-- begin Data lines --

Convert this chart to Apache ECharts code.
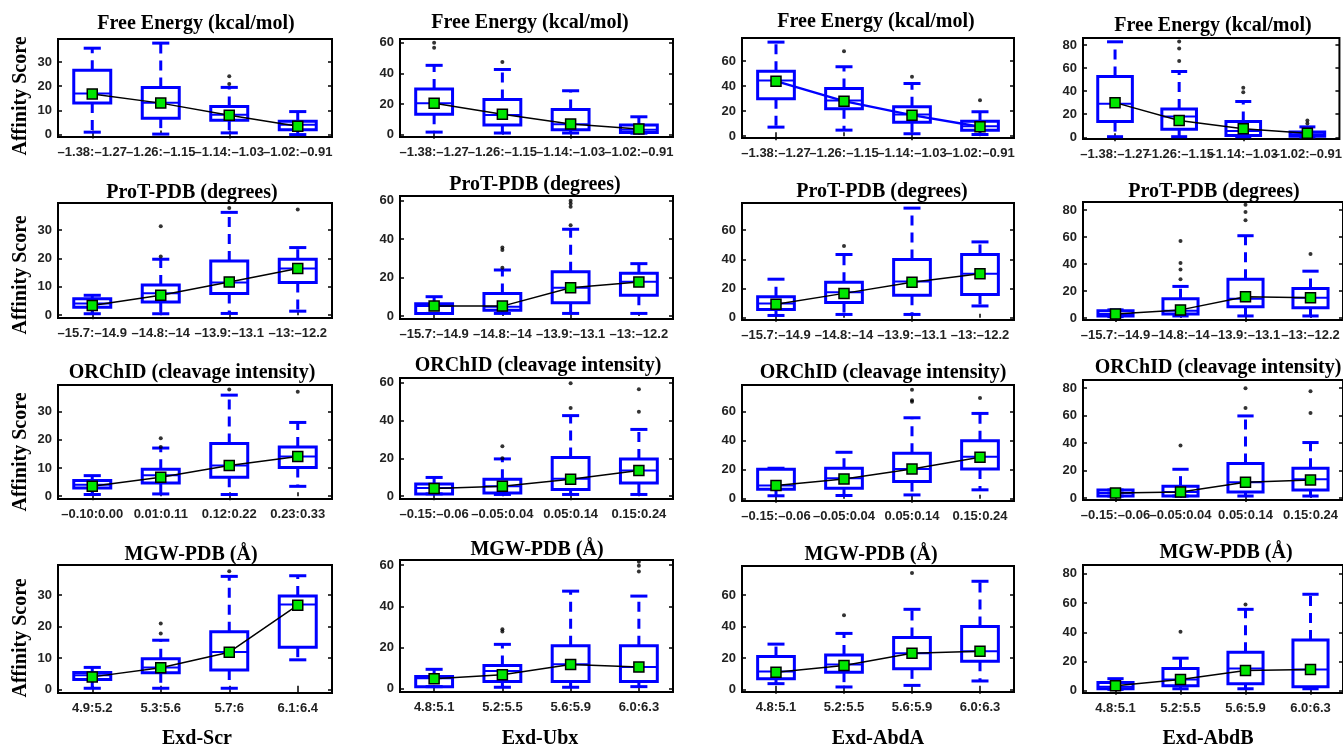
<!DOCTYPE html>
<html>
<head>
<meta charset="utf-8">
<script src="https://cdn.jsdelivr.net/npm/echarts@6/dist/echarts.min.js"></script>
<style>
  html, body { margin: 0; padding: 0; background: #fff; }
  #chart { width: 1343px; height: 752px; }
</style>
</head>
<body>
<div id="chart"></div>
<script>
// category labels
const energyCats = ['–1.38:–1.27', '–1.26:–1.15', '–1.14:–1.03', '–1.02:–0.91'];
const protCats = ['–15.7:–14.9', '–14.8:–14', '–13.9:–13.1', '–13:–12.2'];
const orchidCatsScr = ['–0.10:0.00', '0.01:0.11', '0.12:0.22', '0.23:0.33'];
const orchidCats = ['–0.15:–0.06', '–0.05:0.04', '0.05:0.14', '0.15:0.24'];
const mgwCatsScr = ['4.9:5.2', '5.3:5.6', '5.7:6', '6.1:6.4'];
const mgwCats = ['4.8:5.1', '5.2:5.5', '5.6:5.9', '6.0:6.3'];

const featureTitles = ['Free Energy (kcal/mol)', 'ProT-PDB (degrees)', 'ORChID (cleavage intensity)', 'MGW-PDB (Å)'];
const complexNames = ['Exd-Scr', 'Exd-Ubx', 'Exd-AbdA', 'Exd-AbdB'];
const yTicks = [[0, 10, 20, 30], [0, 20, 40, 60], [0, 20, 40, 60], [0, 20, 40, 60, 80]];
const yRange = [[-1, 39.5], [-1.5, 62.5], [-1.5, 78.5], [-1.5, 86]];

// box stats: [low whisker, q1, median, q3, high whisker]
// Exd-Scr
const scrEnergyBox = [[1, 13, 17, 26.6, 35.7], [0.2, 6.8, 13.2, 19.5, 37.8], [0.7, 5.9, 8.2, 11.6, 19.5], [0, 2, 4.1, 5.5, 9.5]];
const scrEnergyMean = [16.8, 13, 8, 3.4];
const scrEnergyOut = [[2, 24.1], [2, 20.9]];
const scrProtBox = [[0.5, 2.8, 4.1, 5.8, 7], [0.5, 4.6, 7.7, 10.6, 19.7], [0.6, 7.6, 11.5, 19.1, 36.2], [1.4, 11.5, 16.4, 19.7, 23.8]];
const scrProtMean = [3.4, 7, 11.7, 16.4];
const scrProtOut = [[1, 31.3], [1, 20.7], [2, 37.7], [3, 37.2]];
const scrOrchidBox = [[0.6, 2.9, 4.1, 5.6, 7.3], [0.8, 4.7, 7.4, 9.6, 17.1], [0.6, 6.7, 10.9, 18.7, 35.9], [3.5, 10.2, 14.1, 17.5, 26.2]];
const scrOrchidMean = [3.5, 6.7, 10.9, 14.1];
const scrOrchidOut = [[1, 20.6], [1, 17.5], [2, 37.9], [3, 37.1]];
const scrMgwBox = [[0.5, 3.3, 4.6, 5.5, 7.1], [0.5, 5.4, 7.1, 9.8, 15.7], [0.5, 6.3, 12, 18.4, 35.9], [9.5, 13.5, 27, 29.7, 36.1]];
const scrMgwMean = [4.1, 7, 11.9, 26.8];
const scrMgwOut = [[1, 21], [1, 17.8], [2, 37.5]];

// Exd-Ubx
const ubxEnergyBox = [[1.7, 13.4, 20.6, 29.8, 45.3], [1.1, 6.4, 12.8, 23, 42.6], [1.1, 3.2, 6.8, 16.4, 28.7], [1, 1.5, 3.2, 6.4, 11.7]];
const ubxEnergyMean = [20.6, 13.4, 7, 3.8];
const ubxEnergyOut = [[0, 60], [0, 56.8], [1, 47.4]];
const ubxProtBox = [[1.4, 1.4, 5.2, 6.4, 10.1], [1.4, 3.1, 4.9, 11.8, 24], [1.4, 7, 14.8, 23.1, 45.2], [1.4, 10.8, 17.9, 22.3, 27.3]];
const ubxProtMean = [5.2, 5.2, 14.8, 17.7];
const ubxProtOut = [[1, 35.7], [1, 34.4], [1, 25.2], [2, 60], [2, 58.6], [2, 56.9], [2, 47.3]];
const ubxOrchidBox = [[1.2, 1.2, 4.3, 6.4, 9.9], [0.9, 1.7, 5.2, 9, 19.7], [0.9, 3.5, 9.2, 20.5, 42.6], [0.9, 7, 13.6, 19.7, 35.3]];
const ubxOrchidMean = [4, 5.2, 9, 13.6];
const ubxOrchidOut = [[1, 26.4], [1, 20], [2, 59.7], [2, 46.6], [3, 56.5], [3, 44.7]];
const ubxMgwBox = [[1.1, 1.1, 5.2, 6, 9.5], [0.8, 3.6, 8.7, 11.4, 21.6], [0.8, 3.6, 11.9, 20.9, 47.4], [1.1, 3.6, 10.6, 20.9, 45]];
const ubxMgwMean = [4.9, 6.9, 11.8, 10.6];
const ubxMgwOut = [[1, 28.9], [1, 27.8], [3, 61.6], [3, 59.7], [3, 56.9]];

// Exd-AbdA
const abdaEnergyBox = [[7.2, 29.9, 44.5, 52, 75.2], [4.8, 21.9, 28.5, 38.1, 55.5], [1.9, 11.2, 17.3, 23.5, 42.1], [1.3, 4.8, 8, 12, 19.5]];
const abdaEnergyMean = [44, 28, 16.8, 7.5];
const abdaEnergyOut = [[1, 68], [2, 47.5], [3, 28.8]];
const abdaProtBox = [[1.6, 5.6, 9.7, 14.4, 26.4], [2.3, 10.4, 17.4, 24.3, 43.3], [2.3, 15.5, 24.8, 39.8, 75], [8.1, 16, 30.1, 43.3, 51.9]];
const abdaProtMean = [9.3, 16.7, 24.3, 30.1];
const abdaProtOut = [[1, 49.1]];
const abdaOrchidBox = [[2.1, 6.6, 9.2, 20.4, 21.1], [2.3, 7.3, 14.2, 21.1, 32.1], [2.7, 11.9, 20.6, 31.4, 55.9], [6.2, 20.6, 29.1, 40.1, 58.9]];
const abdaOrchidMean = [9.2, 13.7, 20.6, 28.6];
const abdaOrchidOut = [[2, 75.3], [2, 68], [2, 66.9], [3, 69.6]];
const abdaMgwBox = [[3.8, 6.9, 11.5, 21, 28.9], [1.7, 11.1, 15.9, 22, 35.7], [2.7, 13.2, 23.1, 33.1, 51], [5.5, 18, 24.3, 40.1, 68.8]];
const abdaMgwMean = [11.1, 15.3, 23.1, 24.3];
const abdaMgwOut = [[1, 47.2], [2, 74]];

// Exd-AbdB
const abdbEnergyBox = [[0.5, 13.6, 29, 52.7, 82.7], [0.5, 7, 18, 24.5, 57], [0.5, 1.5, 5.5, 13.6, 31], [0.3, 0.8, 2.7, 4.5, 9]];
const abdbEnergyMean = [30, 14.5, 7.3, 3.5];
const abdbEnergyOut = [[1, 83], [1, 77], [1, 66], [2, 43], [2, 39], [3, 14.5], [3, 12]];
const abdbProtBox = [[1, 1.5, 3, 5.3, 6], [1.5, 3, 5.3, 14.3, 23.4], [1.5, 8.3, 14.3, 28.7, 61], [1.5, 7.5, 15, 21.9, 34.7]];
const abdbProtMean = [3, 6, 15.8, 15];
const abdbProtOut = [[1, 57], [1, 40.8], [1, 36], [1, 28.7], [2, 84], [2, 78.5], [2, 72.5], [3, 47.5]];
const abdbOrchidBox = [[1.4, 1.4, 3.6, 5.8, 5.8], [1.4, 1.4, 4.3, 8.6, 20.9], [1.4, 4.3, 11.5, 25.2, 59.8], [1.4, 5.8, 13.7, 21.6, 40.4]];
const abdbOrchidMean = [3.6, 4.3, 11.5, 13];
const abdbOrchidOut = [[1, 38.2], [2, 80], [2, 65.6], [3, 77.8], [3, 62]];
const abdbMgwBox = [[1, 1.4, 2.8, 5.6, 8.3], [1.4, 3.5, 7.7, 15.3, 22.3], [1.4, 4.9, 15.3, 26.4, 55.7], [1.4, 2.8, 14.6, 34.8, 66]];
const abdbMgwMean = [3.5, 7.7, 13.9, 14.6];
const abdbMgwOut = [[1, 40.3], [2, 59]];

// column x row
const boxes = [
  [scrEnergyBox, scrProtBox, scrOrchidBox, scrMgwBox],
  [ubxEnergyBox, ubxProtBox, ubxOrchidBox, ubxMgwBox],
  [abdaEnergyBox, abdaProtBox, abdaOrchidBox, abdaMgwBox],
  [abdbEnergyBox, abdbProtBox, abdbOrchidBox, abdbMgwBox]
];
const means = [
  [scrEnergyMean, scrProtMean, scrOrchidMean, scrMgwMean],
  [ubxEnergyMean, ubxProtMean, ubxOrchidMean, ubxMgwMean],
  [abdaEnergyMean, abdaProtMean, abdaOrchidMean, abdaMgwMean],
  [abdbEnergyMean, abdbProtMean, abdbOrchidMean, abdbMgwMean]
];
const outliers = [
  [scrEnergyOut, scrProtOut, scrOrchidOut, scrMgwOut],
  [ubxEnergyOut, ubxProtOut, ubxOrchidOut, ubxMgwOut],
  [abdaEnergyOut, abdaProtOut, abdaOrchidOut, abdaMgwOut],
  [abdbEnergyOut, abdbProtOut, abdbOrchidOut, abdbMgwOut]
];
const cats = [
  [energyCats, protCats, orchidCatsScr, mgwCatsScr],
  [energyCats, protCats, orchidCats, mgwCats],
  [energyCats, protCats, orchidCats, mgwCats],
  [energyCats, protCats, orchidCats, mgwCats]
];

// layout (pixels)
const colLeft = [58, 400, 742, 1083];
const colWidth = [274, 273, 272, 273];
const panelTop = [[39, 203, 385, 565], [39, 196, 378, 560], [38, 203, 385, 566], [38, 202, 380, 565]];
const panelBottom = [[137, 318, 499, 693], [137, 319, 499, 692], [138, 320, 501, 692], [139, 320, 500, 693]];
const titleX = [[196, 192, 192, 191], [530, 535, 538, 537], [876, 882, 883, 871], [1213, 1214, 1218, 1226]];
const titleY = [[24, 193, 373, 555], [23, 185, 366, 550], [22, 192, 373, 555], [26, 192, 368, 553]];
const yNameY = [96, 275, 452, 638];
const bottomNameX = [197, 540, 878, 1208];

const BLUE = '#0000ff';

function renderBox(params, api) {
  const i = api.value(0);
  const band = api.size([1, 0])[0];
  const hw = band * 0.27;
  const cw = band * 0.125;
  const x = api.coord([i, 0])[0];
  const y = (k) => api.coord([i, api.value(k)])[1];
  const lo = y(1), q1 = y(2), md = y(3), q3 = y(4), hi = y(5);
  const dash = { stroke: BLUE, lineWidth: 3, lineDash: [10, 7] };
  const solid = { stroke: BLUE, lineWidth: 3 };
  return {
    type: 'group',
    children: [
      { type: 'line', shape: { x1: x, y1: q3, x2: x, y2: hi }, style: dash },
      { type: 'line', shape: { x1: x, y1: q1, x2: x, y2: lo }, style: dash },
      { type: 'line', shape: { x1: x - cw, y1: hi, x2: x + cw, y2: hi }, style: solid },
      { type: 'line', shape: { x1: x - cw, y1: lo, x2: x + cw, y2: lo }, style: solid },
      { type: 'rect', shape: { x: x - hw, y: q3, width: hw * 2, height: q1 - q3 }, style: { fill: 'none', stroke: BLUE, lineWidth: 3 } },
      { type: 'line', shape: { x1: x - hw, y1: md, x2: x + hw, y2: md }, style: { stroke: BLUE, lineWidth: 2 } }
    ]
  };
}

const grids = [], xAxes = [], yAxes = [], series = [], graphics = [];
const labelFont = { color: '#222', fontSize: 13, fontWeight: 'bold', fontFamily: 'Liberation Sans' };
const tickStyle = { color: '#000', width: 1.5 };

for (let c = 0; c < 4; c++) {
  for (let r = 0; r < 4; r++) {
    const g = grids.length;
    grids.push({
      left: colLeft[c], top: panelTop[c][r], width: colWidth[c], height: panelBottom[c][r] - panelTop[c][r],
      show: true, borderColor: '#000', borderWidth: 2, backgroundColor: 'transparent'
    });
    const xBase = {
      type: 'category', gridIndex: g, data: cats[c][r],
      axisLine: { show: false }, splitLine: { show: false },
      axisTick: { show: true, inside: true, alignWithLabel: true, length: 4, lineStyle: tickStyle }
    };
    xAxes.push(Object.assign({}, xBase, {
      position: 'bottom',
      axisLabel: Object.assign({ interval: 0, margin: 9 }, labelFont)
    }));
    xAxes.push(Object.assign({}, xBase, { position: 'top', axisLabel: { show: false } }));
    const yBase = {
      type: 'value', gridIndex: g, min: yRange[c][0], max: yRange[c][1],
      axisLine: { show: false }, splitLine: { show: false },
      axisTick: { show: true, inside: true, length: 4, lineStyle: tickStyle, customValues: yTicks[c] }
    };
    yAxes.push(Object.assign({}, yBase, {
      position: 'left',
      axisLabel: Object.assign({ customValues: yTicks[c], margin: 6 }, labelFont)
    }));
    yAxes.push(Object.assign({}, yBase, { position: 'right', axisLabel: { show: false } }));

    const xi = 2 * g, yi = 2 * g;
    series.push({
      type: 'custom', xAxisIndex: xi, yAxisIndex: yi, z: 2,
      renderItem: renderBox,
      encode: { x: 0, y: [1, 2, 3, 4, 5] },
      data: boxes[c][r].map((b, i) => [i].concat(b))
    });
    series.push({
      type: 'scatter', xAxisIndex: xi, yAxisIndex: yi, z: 3,
      symbolSize: 4, itemStyle: { color: '#000' },
      data: outliers[c][r]
    });
    const blueLine = c === 2 && r === 0;
    series.push({
      type: 'line', xAxisIndex: xi, yAxisIndex: yi, z: 4,
      symbol: 'rect', symbolSize: 10,
      itemStyle: { color: '#00e600', borderColor: '#000', borderWidth: 1.5 },
      lineStyle: { color: blueLine ? BLUE : '#000', width: blueLine ? 2.5 : 1.5 },
      data: means[c][r]
    });

    graphics.push({
      type: 'text', x: titleX[c][r], y: titleY[c][r],
      style: {
        text: featureTitles[r], fill: '#000', fontSize: 20, fontWeight: 'bold',
        fontFamily: 'Liberation Serif', textAlign: 'center', textVerticalAlign: 'middle'
      }
    });
  }
  graphics.push({
    type: 'text', x: bottomNameX[c], y: 739,
    style: {
      text: complexNames[c], fill: '#000', fontSize: 20, fontWeight: 'bold',
      fontFamily: 'Liberation Serif', textAlign: 'center', textVerticalAlign: 'middle'
    }
  });
}
for (let r = 0; r < 4; r++) {
  graphics.push({
    type: 'text', x: 21, y: yNameY[r], rotation: Math.PI / 2,
    style: {
      text: 'Affinity Score', fill: '#000', fontSize: 20, fontWeight: 'bold',
      fontFamily: 'Liberation Serif', textAlign: 'center', textVerticalAlign: 'middle'
    }
  });
}

const chart = echarts.init(document.getElementById('chart'));
chart.setOption({
  animation: false,
  backgroundColor: '#fff',
  grid: grids,
  xAxis: xAxes,
  yAxis: yAxes,
  series: series,
  graphic: graphics
});
</script>
</body>
</html>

-- end Data lines --

Goal: Omit the pictures, then repeat exactly each line from the beginning of the listing through the line with "const mgwCats = ['4.8:5.1', '5.2:5.5', '5.6:5.9', '6.0:6.3'];".

Answer to the task:
Convert this chart to Apache ECharts code.
<!DOCTYPE html>
<html>
<head>
<meta charset="utf-8">
<script src="https://cdn.jsdelivr.net/npm/echarts@6/dist/echarts.min.js"></script>
<style>
  html, body { margin: 0; padding: 0; background: #fff; }
  #chart { width: 1343px; height: 752px; }
</style>
</head>
<body>
<div id="chart"></div>
<script>
// category labels
const energyCats = ['–1.38:–1.27', '–1.26:–1.15', '–1.14:–1.03', '–1.02:–0.91'];
const protCats = ['–15.7:–14.9', '–14.8:–14', '–13.9:–13.1', '–13:–12.2'];
const orchidCatsScr = ['–0.10:0.00', '0.01:0.11', '0.12:0.22', '0.23:0.33'];
const orchidCats = ['–0.15:–0.06', '–0.05:0.04', '0.05:0.14', '0.15:0.24'];
const mgwCatsScr = ['4.9:5.2', '5.3:5.6', '5.7:6', '6.1:6.4'];
const mgwCats = ['4.8:5.1', '5.2:5.5', '5.6:5.9', '6.0:6.3'];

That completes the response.